> _Supplied records_
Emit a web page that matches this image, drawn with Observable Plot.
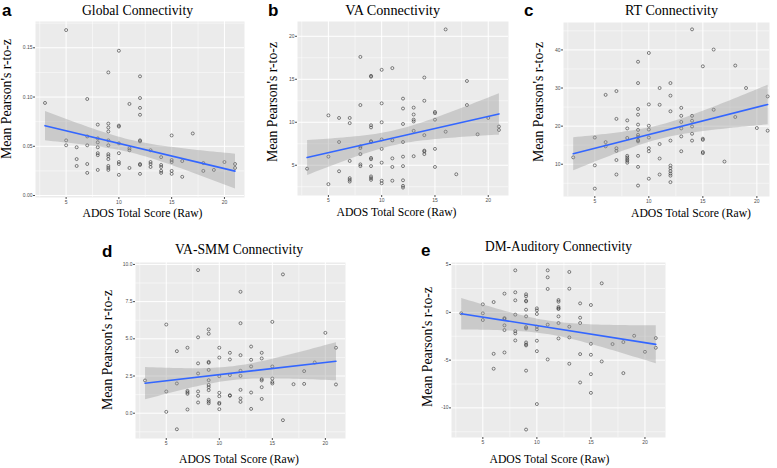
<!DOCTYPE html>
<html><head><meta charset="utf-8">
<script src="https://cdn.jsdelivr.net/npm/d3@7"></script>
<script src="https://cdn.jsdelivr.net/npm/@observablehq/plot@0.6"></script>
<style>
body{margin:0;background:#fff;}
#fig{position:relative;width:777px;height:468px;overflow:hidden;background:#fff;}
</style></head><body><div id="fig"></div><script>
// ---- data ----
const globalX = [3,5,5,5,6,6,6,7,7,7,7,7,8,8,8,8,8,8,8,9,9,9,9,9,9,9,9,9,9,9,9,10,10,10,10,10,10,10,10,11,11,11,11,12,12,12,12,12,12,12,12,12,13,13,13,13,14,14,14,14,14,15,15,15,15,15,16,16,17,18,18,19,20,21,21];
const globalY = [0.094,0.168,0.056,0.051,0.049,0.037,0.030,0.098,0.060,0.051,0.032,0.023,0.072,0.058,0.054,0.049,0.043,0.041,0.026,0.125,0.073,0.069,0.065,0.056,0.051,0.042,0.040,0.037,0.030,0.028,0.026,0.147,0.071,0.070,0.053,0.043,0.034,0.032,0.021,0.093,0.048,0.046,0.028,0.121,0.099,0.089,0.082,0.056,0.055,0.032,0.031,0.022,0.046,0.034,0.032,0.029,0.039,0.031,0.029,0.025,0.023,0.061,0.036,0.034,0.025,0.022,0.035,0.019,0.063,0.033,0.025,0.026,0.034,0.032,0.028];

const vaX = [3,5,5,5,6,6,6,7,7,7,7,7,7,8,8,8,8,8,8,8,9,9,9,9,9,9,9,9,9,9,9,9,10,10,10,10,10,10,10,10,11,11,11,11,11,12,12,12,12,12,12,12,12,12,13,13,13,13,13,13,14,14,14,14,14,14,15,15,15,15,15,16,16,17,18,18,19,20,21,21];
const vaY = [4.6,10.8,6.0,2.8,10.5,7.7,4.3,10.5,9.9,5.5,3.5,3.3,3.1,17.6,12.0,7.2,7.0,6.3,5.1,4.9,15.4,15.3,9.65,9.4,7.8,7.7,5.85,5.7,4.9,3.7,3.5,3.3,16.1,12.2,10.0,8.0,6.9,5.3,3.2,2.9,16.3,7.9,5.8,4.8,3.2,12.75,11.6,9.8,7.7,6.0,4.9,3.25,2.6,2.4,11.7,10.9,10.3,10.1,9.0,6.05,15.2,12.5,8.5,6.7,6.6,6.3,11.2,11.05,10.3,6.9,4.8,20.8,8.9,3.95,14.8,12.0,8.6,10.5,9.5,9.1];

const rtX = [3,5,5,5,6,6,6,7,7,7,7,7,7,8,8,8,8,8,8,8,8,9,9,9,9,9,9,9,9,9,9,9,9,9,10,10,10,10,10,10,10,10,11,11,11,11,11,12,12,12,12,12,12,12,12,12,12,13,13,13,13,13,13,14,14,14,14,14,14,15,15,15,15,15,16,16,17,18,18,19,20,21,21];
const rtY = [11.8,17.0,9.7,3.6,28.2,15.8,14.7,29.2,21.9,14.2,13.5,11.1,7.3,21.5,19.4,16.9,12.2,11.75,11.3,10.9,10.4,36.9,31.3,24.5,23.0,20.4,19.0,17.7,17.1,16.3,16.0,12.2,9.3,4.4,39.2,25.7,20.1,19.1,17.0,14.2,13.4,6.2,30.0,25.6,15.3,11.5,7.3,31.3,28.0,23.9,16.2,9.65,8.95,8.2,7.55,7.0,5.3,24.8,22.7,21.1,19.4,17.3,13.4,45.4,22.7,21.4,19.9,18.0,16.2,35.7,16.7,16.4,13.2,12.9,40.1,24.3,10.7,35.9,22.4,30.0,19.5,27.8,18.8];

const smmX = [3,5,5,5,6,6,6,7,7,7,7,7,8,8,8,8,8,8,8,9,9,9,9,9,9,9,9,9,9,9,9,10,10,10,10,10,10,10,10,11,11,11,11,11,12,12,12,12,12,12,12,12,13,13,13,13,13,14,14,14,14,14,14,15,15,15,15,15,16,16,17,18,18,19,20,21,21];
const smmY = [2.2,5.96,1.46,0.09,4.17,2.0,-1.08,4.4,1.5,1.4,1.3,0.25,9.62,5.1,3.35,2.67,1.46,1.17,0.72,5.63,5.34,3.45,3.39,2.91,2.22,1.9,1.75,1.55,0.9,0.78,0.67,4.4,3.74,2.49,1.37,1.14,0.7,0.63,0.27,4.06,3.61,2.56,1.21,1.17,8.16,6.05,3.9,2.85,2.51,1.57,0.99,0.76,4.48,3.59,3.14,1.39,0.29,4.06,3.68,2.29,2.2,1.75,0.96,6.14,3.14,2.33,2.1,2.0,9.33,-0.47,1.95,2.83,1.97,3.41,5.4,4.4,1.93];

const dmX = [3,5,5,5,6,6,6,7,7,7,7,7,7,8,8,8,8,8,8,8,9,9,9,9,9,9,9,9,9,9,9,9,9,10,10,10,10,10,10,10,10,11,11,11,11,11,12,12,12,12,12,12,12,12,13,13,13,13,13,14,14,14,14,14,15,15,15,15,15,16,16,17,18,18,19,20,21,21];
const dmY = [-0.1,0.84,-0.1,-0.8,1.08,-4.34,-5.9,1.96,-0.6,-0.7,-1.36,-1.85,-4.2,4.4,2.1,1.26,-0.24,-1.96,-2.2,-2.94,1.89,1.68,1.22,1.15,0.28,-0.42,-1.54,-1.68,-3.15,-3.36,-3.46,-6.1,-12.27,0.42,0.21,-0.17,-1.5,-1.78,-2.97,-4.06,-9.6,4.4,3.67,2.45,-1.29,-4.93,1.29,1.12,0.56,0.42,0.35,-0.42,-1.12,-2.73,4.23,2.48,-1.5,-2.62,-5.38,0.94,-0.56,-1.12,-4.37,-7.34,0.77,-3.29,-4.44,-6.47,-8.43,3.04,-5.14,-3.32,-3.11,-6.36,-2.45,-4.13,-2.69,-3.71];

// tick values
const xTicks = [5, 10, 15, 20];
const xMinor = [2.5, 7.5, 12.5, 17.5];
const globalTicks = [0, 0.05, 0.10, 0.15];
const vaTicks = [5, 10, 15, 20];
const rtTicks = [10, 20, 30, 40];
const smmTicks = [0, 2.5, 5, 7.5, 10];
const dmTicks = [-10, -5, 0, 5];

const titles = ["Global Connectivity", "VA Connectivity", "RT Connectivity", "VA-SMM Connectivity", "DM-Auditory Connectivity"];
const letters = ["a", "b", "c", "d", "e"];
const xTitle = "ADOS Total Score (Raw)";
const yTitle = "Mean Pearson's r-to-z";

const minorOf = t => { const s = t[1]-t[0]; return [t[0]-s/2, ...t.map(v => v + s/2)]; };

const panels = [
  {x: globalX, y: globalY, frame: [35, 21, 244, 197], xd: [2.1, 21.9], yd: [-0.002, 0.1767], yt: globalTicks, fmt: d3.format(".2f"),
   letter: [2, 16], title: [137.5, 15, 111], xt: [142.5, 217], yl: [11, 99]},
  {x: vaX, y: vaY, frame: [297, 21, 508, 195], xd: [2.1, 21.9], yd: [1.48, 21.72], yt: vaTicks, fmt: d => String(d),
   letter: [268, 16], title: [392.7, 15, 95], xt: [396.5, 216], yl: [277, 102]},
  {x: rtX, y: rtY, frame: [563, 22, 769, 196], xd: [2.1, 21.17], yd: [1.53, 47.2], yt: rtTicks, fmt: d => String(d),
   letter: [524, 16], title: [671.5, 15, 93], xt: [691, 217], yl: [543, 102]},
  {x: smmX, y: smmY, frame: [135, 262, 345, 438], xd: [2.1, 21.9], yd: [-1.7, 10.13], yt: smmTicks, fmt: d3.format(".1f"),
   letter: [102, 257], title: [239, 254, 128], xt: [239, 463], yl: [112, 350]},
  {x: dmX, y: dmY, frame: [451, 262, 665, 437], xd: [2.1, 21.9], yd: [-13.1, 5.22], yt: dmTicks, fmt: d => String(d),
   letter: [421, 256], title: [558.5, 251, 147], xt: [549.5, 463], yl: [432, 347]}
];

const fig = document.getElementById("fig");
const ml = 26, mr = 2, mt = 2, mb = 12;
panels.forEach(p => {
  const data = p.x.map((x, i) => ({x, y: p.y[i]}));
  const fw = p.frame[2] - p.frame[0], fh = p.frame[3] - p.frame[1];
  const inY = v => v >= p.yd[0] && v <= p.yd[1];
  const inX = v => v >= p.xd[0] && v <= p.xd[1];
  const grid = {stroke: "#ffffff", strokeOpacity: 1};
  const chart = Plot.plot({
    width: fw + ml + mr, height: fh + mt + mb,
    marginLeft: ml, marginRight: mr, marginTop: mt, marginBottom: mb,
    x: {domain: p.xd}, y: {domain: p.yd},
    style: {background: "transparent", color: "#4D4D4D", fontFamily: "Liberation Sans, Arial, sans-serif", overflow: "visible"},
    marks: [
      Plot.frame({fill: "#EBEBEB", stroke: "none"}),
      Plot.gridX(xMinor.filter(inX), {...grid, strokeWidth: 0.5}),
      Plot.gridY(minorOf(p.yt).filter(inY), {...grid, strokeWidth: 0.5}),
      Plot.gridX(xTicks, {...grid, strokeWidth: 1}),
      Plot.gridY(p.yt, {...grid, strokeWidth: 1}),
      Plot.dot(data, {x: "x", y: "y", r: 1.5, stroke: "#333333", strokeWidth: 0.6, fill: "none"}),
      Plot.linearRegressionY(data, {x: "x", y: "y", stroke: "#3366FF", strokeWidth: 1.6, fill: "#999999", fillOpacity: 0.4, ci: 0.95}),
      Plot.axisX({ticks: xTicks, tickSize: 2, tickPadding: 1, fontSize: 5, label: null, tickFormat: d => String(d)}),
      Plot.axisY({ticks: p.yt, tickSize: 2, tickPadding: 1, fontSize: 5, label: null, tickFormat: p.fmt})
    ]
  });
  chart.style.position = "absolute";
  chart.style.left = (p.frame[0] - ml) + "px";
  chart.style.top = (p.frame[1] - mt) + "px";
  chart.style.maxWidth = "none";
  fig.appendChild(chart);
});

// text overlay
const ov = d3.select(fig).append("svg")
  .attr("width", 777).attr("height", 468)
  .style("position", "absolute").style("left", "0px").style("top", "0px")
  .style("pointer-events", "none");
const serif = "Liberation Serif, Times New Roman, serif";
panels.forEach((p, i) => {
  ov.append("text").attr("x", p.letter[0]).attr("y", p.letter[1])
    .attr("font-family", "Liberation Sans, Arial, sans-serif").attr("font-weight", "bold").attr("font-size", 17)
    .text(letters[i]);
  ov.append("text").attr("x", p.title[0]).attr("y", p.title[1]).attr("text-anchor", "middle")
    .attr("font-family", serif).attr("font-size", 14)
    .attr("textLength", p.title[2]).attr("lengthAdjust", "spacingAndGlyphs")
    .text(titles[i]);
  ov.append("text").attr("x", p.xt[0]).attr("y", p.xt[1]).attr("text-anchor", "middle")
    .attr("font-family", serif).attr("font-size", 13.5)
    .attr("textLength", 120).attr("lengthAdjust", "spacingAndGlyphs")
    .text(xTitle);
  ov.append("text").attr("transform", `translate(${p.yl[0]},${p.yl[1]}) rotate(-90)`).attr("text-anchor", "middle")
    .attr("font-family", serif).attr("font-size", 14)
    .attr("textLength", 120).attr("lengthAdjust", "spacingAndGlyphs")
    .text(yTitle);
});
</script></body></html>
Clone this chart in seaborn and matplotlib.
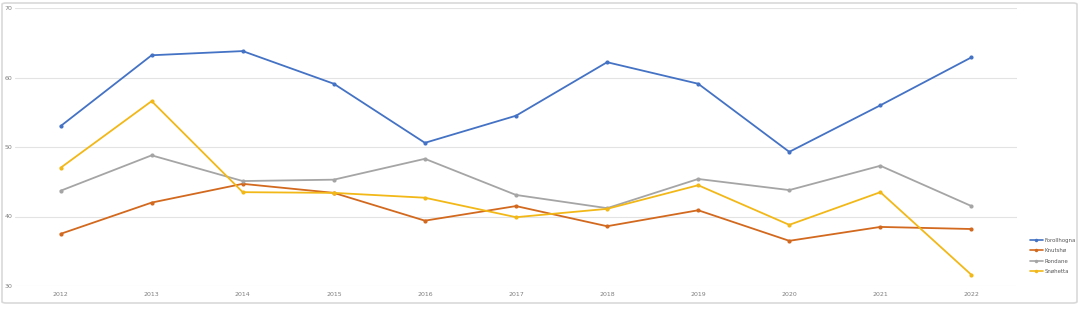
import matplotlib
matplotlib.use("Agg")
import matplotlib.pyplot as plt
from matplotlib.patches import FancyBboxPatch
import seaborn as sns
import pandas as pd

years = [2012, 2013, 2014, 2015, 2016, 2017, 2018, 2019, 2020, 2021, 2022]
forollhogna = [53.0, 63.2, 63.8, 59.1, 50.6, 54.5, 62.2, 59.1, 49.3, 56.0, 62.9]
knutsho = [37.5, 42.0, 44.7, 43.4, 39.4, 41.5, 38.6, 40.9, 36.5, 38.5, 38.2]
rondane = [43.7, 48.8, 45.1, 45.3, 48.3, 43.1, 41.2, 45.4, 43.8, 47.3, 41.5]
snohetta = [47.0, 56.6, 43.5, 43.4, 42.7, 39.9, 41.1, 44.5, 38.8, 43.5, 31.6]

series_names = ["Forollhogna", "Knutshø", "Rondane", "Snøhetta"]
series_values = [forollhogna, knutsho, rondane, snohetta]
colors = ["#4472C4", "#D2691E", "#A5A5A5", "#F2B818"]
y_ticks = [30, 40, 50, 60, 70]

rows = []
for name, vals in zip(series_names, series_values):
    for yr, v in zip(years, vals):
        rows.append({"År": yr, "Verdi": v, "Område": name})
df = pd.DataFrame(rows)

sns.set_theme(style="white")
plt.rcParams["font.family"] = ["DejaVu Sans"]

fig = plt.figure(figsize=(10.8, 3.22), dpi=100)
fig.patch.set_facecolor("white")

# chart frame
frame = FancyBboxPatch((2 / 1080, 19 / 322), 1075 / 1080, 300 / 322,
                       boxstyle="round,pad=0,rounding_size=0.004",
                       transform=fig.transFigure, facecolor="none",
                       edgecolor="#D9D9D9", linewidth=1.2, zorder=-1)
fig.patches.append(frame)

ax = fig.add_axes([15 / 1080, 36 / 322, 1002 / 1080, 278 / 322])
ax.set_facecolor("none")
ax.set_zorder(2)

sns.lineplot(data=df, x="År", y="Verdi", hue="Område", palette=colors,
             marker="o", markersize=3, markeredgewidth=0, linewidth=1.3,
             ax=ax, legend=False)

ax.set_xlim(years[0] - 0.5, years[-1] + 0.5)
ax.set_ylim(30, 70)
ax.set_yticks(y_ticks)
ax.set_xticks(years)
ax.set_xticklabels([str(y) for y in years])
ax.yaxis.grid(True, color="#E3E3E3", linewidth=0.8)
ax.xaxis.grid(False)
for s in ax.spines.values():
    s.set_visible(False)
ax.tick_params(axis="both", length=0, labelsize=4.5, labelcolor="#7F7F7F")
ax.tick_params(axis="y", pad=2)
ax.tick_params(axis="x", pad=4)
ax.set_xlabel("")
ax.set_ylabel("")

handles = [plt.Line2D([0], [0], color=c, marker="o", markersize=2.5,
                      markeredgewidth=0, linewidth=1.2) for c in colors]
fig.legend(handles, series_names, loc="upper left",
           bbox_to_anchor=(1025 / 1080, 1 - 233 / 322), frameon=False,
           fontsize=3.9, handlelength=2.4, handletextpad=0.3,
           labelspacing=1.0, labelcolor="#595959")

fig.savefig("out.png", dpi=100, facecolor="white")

> _What is needed_
In the listing above, find the line with "Clone this chart in seaborn and matplotlib." and the line with "import pandas as pd". Set down both and every line between them, minus the pictures.

> _Response_
Clone this chart in seaborn and matplotlib.
import matplotlib
matplotlib.use("Agg")
import matplotlib.pyplot as plt
from matplotlib.patches import FancyBboxPatch
import seaborn as sns
import pandas as pd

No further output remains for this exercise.